- **Dataset extract**

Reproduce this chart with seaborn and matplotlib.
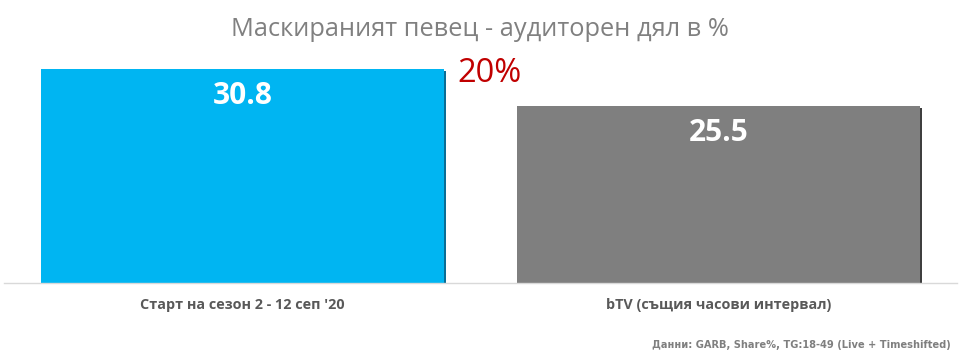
import matplotlib
matplotlib.use("Agg")
import matplotlib.pyplot as plt
import matplotlib.patheffects as pe
import seaborn as sns
import pandas as pd

categories = ["Старт на сезон 2 - 12 сеп '20", "bTV (същия часови интервал)"]
values = [30.8, 25.5]
colors = ["#00B5F2", "#7F7F7F"]
shadow_colors = ["#0A6E96", "#3F3F3F"]
title = "Маскираният певец - аудиторен дял в %"
highlight = "20%"
footer = "Данни: GARB, Share%, TG:18-49 (Live + Timeshifted)"

sns.set_theme(style="white")
plt.rcParams["font.family"] = ["Open Sans", "DejaVu Sans"]

df = pd.DataFrame({"cat": categories, "val": values})

fig = plt.figure(figsize=(9.6, 3.61), dpi=100)
ax = fig.add_axes([4 / 960, 1 - 283 / 361, 953 / 960, (283 - 39.7) / 361])

sns.barplot(data=df, x="cat", y="val", hue="cat", palette=colors,
            width=0.845, ax=ax, legend=False, saturation=1)

for patch, sc in zip(ax.patches, shadow_colors):
    patch.set_path_effects([pe.SimplePatchShadow(offset=(1.5, -1.5), shadow_rgbFace=sc, alpha=1), pe.Normal()])
    patch.set_edgecolor("none")

for i, v in enumerate(values):
    ax.annotate(f"{v:.1f}", xy=(i, v), xytext=(0, -27), textcoords="offset pixels",
                ha="center", va="center", color="white", fontsize=21.5, fontweight="bold")

ax.set_xlim(-0.5, 1.5)
ax.set_ylim(0, 35)
ax.set_xlabel("")
ax.set_ylabel("")
ax.set_yticks([])
for s in ["top", "right", "left"]:
    ax.spines[s].set_visible(False)
ax.spines["bottom"].set_color("#D9D9D9")
ax.spines["bottom"].set_linewidth(1)
ax.set_xticks([0, 1])
ax.set_xticklabels(categories, fontsize=10.4, fontweight="bold", color="#595959")
ax.tick_params(axis="x", which="major", length=0, pad=11)
ax.set_xticks([-0.5, 0.5, 1.5], minor=True)
ax.tick_params(axis="x", which="minor", length=6, color="#D9D9D9", width=1, direction="out")

fig.text(0.5, 1 - 30 / 361, title, ha="center", va="center", fontsize=18.3, color="#808080")
fig.text(490 / 960, 1 - 74 / 361, highlight, ha="center", va="center", fontsize=23.5, color="#C00000")
fig.text(951 / 960, 1 - 345 / 361, footer, ha="right", va="center", fontsize=7.1,
         fontweight="bold", color="#7F7F7F", family=["DejaVu Sans"])

fig.savefig("out.png", dpi=100, facecolor="white")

- **Stated goal**
Quote, exactly and only, the lines from the first line of the data above through the line containing "import pandas as pd". The pictures do not belong in it.

- **Output of the exercise**
Reproduce this chart with seaborn and matplotlib.
import matplotlib
matplotlib.use("Agg")
import matplotlib.pyplot as plt
import matplotlib.patheffects as pe
import seaborn as sns
import pandas as pd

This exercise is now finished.